-- SUPPLIED DATA --
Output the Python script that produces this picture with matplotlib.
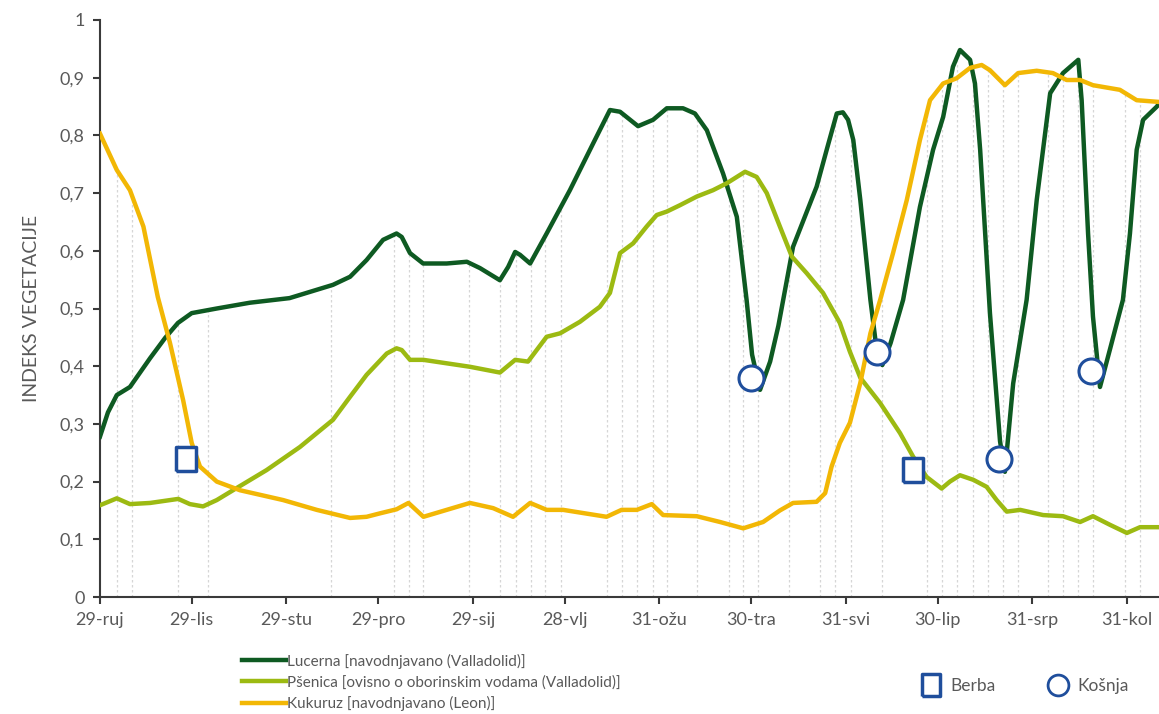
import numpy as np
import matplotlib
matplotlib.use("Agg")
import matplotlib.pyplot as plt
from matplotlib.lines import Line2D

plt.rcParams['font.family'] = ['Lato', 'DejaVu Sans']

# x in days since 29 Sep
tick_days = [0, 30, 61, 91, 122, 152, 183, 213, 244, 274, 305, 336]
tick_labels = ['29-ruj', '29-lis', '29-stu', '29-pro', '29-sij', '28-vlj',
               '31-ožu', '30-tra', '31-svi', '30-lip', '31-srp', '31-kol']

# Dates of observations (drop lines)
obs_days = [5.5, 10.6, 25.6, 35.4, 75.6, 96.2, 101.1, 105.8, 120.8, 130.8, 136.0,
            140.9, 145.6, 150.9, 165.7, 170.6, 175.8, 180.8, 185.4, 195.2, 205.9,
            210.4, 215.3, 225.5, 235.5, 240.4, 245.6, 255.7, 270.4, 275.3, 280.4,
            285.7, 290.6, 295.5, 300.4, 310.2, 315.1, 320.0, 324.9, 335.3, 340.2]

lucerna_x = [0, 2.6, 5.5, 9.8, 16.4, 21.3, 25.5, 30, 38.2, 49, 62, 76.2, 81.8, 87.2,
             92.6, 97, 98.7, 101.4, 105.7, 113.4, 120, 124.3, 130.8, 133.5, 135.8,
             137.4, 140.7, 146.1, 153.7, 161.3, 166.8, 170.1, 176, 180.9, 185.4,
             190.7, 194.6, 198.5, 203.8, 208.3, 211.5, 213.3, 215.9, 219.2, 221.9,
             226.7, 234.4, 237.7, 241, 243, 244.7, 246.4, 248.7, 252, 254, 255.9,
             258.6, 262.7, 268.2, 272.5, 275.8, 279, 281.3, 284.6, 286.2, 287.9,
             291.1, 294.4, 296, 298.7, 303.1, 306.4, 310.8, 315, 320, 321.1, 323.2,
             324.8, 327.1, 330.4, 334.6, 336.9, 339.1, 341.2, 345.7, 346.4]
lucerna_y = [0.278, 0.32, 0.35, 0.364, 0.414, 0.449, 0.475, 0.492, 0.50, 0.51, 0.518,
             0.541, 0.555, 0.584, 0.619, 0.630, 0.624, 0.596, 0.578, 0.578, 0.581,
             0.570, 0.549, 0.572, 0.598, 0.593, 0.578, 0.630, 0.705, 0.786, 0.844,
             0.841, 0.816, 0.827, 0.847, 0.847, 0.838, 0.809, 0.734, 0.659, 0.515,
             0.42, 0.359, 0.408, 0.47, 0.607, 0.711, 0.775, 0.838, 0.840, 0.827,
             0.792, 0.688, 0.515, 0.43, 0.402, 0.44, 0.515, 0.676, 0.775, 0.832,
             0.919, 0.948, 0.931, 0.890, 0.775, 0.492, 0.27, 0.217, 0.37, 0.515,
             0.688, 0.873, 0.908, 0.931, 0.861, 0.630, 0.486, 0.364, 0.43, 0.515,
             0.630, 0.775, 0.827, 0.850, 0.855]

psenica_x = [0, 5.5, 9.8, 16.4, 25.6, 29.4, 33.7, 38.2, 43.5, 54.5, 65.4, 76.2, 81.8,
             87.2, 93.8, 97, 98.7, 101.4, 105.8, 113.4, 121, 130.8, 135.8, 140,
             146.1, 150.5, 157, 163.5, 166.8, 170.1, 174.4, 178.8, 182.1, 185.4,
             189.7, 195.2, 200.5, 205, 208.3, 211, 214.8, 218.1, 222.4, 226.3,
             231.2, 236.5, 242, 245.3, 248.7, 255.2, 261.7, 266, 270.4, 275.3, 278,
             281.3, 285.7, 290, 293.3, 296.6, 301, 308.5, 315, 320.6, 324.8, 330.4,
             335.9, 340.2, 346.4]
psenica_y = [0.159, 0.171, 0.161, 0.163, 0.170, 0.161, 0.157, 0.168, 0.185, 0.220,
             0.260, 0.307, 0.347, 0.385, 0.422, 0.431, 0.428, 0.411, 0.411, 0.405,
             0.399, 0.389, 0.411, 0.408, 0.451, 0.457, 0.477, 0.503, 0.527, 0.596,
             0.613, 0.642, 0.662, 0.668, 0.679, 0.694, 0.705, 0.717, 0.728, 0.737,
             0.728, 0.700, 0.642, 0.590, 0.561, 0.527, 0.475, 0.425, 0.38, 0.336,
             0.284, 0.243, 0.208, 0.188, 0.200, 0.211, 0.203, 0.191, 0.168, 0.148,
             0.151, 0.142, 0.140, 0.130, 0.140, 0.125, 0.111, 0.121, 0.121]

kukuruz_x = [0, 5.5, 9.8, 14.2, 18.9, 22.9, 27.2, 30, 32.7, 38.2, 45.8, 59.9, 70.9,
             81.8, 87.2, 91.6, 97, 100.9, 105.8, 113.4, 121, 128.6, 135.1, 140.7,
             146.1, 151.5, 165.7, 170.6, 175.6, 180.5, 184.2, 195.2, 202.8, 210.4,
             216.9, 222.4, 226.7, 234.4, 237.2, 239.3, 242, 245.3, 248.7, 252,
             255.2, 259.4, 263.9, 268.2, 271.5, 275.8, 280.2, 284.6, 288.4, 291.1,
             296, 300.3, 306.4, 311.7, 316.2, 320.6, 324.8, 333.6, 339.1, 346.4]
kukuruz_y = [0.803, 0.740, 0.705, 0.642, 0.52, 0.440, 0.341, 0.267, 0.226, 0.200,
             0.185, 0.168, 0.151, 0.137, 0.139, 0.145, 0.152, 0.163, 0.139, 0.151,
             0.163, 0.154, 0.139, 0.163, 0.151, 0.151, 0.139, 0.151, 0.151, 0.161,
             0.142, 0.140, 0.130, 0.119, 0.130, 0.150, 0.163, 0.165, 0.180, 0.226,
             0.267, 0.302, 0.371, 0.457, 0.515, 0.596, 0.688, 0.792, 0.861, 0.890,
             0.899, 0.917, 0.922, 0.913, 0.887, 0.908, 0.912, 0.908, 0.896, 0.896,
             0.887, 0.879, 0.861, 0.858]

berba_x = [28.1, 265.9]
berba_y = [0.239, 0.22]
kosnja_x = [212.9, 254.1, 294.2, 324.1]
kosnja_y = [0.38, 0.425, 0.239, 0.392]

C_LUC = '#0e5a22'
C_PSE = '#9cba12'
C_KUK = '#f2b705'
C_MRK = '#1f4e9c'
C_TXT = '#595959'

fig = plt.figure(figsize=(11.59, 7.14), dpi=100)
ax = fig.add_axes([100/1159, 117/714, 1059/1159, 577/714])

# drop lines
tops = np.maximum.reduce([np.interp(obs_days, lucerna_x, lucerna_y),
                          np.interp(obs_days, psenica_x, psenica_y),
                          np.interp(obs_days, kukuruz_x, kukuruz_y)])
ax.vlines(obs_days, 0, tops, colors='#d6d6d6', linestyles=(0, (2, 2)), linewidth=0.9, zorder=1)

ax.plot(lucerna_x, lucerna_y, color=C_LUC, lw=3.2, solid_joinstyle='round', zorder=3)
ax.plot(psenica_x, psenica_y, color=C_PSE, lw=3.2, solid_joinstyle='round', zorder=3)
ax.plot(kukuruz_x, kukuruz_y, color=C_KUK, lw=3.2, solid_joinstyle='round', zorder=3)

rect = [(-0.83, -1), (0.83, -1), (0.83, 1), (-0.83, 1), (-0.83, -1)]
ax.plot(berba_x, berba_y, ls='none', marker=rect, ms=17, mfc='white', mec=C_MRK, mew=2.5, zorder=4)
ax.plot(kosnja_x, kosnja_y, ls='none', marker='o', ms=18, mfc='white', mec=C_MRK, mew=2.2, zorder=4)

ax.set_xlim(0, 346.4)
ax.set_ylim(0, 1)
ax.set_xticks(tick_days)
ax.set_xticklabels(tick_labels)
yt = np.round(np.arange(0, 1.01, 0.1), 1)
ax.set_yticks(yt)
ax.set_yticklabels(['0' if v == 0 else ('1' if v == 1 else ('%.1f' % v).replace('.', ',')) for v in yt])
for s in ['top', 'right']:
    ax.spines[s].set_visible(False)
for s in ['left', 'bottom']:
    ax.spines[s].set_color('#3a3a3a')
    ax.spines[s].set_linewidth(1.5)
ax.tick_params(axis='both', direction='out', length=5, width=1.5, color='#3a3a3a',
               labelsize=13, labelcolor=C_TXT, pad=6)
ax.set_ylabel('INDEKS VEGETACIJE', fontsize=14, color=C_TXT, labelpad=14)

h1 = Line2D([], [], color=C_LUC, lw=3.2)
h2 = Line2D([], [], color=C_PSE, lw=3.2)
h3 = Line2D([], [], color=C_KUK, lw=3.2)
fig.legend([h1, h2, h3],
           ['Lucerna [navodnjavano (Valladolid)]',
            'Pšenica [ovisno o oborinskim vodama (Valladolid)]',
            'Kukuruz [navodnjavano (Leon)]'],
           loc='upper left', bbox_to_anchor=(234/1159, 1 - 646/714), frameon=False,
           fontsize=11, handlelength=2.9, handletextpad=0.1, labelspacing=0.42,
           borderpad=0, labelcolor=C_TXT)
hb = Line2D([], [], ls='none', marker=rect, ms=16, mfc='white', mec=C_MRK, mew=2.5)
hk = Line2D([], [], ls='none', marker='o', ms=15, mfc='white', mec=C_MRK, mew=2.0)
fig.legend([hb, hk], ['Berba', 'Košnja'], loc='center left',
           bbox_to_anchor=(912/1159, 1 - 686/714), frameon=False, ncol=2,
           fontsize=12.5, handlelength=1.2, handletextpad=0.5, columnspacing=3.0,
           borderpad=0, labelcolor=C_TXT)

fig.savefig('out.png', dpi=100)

-- REQUIRED TASK --
Return only the lines running from the top of the data to the line that holds "324.9, 335.3, 340.2]". Include both of those lines, but skip the pictures.

-- SOLUTION --
Output the Python script that produces this picture with matplotlib.
import numpy as np
import matplotlib
matplotlib.use("Agg")
import matplotlib.pyplot as plt
from matplotlib.lines import Line2D

plt.rcParams['font.family'] = ['Lato', 'DejaVu Sans']

# x in days since 29 Sep
tick_days = [0, 30, 61, 91, 122, 152, 183, 213, 244, 274, 305, 336]
tick_labels = ['29-ruj', '29-lis', '29-stu', '29-pro', '29-sij', '28-vlj',
               '31-ožu', '30-tra', '31-svi', '30-lip', '31-srp', '31-kol']

# Dates of observations (drop lines)
obs_days = [5.5, 10.6, 25.6, 35.4, 75.6, 96.2, 101.1, 105.8, 120.8, 130.8, 136.0,
            140.9, 145.6, 150.9, 165.7, 170.6, 175.8, 180.8, 185.4, 195.2, 205.9,
            210.4, 215.3, 225.5, 235.5, 240.4, 245.6, 255.7, 270.4, 275.3, 280.4,
            285.7, 290.6, 295.5, 300.4, 310.2, 315.1, 320.0, 324.9, 335.3, 340.2]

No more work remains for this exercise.